This document describes the basic steps I took to create a tidy dataset from the original raw data.
-
read the features.txt file with read.table. Since the feature information will be potentially used for column names of the resulting tidy data, I first removed all the parenthesis symbol and all the comma.
-
read the activity label and the identifier of the subject who carried out the experiment for both test and training data as well as the datasets for training set and test set.
-
Use the "rbind" to combine the activity label, the identifier from test and training data , as well as the datasets from training set and test test,respectively.
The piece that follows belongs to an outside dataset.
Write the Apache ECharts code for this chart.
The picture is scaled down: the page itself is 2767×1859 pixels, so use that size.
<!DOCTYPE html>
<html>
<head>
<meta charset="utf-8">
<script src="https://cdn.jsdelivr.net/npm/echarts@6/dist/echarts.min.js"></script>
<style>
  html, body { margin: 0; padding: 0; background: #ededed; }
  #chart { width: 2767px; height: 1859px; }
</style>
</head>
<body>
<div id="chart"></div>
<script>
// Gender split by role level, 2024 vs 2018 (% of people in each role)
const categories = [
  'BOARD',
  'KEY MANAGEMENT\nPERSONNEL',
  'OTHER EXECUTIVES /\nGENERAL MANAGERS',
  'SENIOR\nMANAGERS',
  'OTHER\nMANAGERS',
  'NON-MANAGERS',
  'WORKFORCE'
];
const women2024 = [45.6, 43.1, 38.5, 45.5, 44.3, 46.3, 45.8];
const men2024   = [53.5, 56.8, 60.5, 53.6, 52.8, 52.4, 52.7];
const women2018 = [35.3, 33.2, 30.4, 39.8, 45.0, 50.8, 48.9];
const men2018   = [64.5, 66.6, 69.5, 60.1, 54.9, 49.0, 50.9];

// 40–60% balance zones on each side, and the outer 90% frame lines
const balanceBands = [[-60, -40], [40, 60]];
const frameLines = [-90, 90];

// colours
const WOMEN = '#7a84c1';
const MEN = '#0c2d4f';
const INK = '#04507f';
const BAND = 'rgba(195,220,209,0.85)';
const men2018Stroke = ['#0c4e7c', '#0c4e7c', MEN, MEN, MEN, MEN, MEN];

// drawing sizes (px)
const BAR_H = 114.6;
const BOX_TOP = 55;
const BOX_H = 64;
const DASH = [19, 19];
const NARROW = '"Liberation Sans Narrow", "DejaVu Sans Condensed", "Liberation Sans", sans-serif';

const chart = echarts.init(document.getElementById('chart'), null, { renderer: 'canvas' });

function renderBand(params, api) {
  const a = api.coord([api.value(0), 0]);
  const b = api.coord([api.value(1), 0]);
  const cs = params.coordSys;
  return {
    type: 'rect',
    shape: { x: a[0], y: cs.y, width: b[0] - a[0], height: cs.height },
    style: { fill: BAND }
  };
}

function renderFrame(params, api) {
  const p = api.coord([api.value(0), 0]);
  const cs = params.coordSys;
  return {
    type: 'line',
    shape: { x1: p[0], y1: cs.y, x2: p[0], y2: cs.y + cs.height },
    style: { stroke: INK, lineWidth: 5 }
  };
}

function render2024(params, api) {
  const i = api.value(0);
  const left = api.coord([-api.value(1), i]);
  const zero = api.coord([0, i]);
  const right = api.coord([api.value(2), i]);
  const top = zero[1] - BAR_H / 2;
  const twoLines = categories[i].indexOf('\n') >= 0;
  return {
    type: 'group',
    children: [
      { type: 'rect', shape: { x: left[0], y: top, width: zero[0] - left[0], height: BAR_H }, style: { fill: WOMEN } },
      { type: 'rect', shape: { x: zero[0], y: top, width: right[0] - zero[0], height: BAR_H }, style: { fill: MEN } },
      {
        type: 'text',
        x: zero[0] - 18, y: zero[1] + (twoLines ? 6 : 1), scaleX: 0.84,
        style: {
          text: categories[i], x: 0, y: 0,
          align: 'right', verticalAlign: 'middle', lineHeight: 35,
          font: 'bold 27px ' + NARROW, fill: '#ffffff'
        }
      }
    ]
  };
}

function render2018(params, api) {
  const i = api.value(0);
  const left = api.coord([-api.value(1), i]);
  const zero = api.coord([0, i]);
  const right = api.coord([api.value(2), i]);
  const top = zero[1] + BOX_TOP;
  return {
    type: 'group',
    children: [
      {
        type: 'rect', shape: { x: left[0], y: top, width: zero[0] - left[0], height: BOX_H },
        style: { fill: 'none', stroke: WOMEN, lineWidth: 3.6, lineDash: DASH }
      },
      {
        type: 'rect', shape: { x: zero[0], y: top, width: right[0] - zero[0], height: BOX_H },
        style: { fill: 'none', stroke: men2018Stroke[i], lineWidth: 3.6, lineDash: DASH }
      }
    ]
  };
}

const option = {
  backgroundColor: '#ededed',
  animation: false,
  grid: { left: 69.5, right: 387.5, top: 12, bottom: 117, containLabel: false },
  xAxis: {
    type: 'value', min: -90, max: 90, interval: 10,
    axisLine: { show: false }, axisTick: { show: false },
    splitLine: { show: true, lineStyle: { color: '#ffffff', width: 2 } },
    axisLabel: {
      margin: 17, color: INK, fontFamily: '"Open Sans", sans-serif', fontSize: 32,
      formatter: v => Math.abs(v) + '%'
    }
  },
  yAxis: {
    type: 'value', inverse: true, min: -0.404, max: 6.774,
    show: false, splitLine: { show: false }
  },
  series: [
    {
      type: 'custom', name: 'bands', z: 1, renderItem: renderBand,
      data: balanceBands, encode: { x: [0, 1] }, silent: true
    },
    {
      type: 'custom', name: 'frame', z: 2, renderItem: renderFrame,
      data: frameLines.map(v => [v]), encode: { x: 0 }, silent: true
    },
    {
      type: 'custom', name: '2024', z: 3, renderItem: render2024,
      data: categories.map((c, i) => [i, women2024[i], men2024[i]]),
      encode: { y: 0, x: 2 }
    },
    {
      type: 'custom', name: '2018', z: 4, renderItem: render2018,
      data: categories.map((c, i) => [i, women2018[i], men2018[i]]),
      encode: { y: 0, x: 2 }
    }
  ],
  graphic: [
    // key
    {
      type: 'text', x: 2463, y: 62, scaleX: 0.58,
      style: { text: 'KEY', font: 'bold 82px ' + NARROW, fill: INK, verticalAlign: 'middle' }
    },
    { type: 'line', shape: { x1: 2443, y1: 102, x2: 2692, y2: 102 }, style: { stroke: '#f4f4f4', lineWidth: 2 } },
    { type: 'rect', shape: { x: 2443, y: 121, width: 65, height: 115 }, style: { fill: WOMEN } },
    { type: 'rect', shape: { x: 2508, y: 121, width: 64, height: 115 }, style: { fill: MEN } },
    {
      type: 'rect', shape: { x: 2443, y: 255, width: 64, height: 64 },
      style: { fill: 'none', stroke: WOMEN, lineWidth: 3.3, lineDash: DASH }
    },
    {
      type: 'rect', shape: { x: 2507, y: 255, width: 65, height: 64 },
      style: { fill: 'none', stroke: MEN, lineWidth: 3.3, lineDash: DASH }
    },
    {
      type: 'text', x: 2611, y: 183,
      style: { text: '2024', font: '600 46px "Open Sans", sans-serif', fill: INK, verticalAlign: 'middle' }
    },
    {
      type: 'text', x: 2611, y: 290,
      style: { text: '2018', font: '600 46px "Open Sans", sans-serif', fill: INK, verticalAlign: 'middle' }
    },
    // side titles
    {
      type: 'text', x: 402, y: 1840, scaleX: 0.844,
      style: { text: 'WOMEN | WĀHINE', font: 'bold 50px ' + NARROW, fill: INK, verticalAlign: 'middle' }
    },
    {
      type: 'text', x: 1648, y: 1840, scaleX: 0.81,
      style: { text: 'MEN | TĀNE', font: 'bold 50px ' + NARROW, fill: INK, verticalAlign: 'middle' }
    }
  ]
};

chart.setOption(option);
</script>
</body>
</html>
This should result in three data sets with the same number of rows.
-
Use the "bind" to combine horizontally the three files created in the step 3.
-
Assign "activity" and "subject" as the column names of the first two columns and use the cleaned feature information produced by step 1 for the column names of the rest columns.
-
Change the activity from int to factor, and level the activity based on activity_labels.txt. The resulting activity will be factored as "walk","walkup","walk down","sit","stand","lay".
-
Extracts only the measurements on the mean and standard deviation for each measurement using "grep" command for columns which names contain either "mean" or "std"
-
Add columns "activity" and "subject" to the dataset created at step 7.
-
order the dataset created at step 8 by activity and subject.
-
Creates a tidy data set with the average of each variable for each activity and each subject. The variables are extracted measurements on the mean and standard deviation for each measurement in step 7.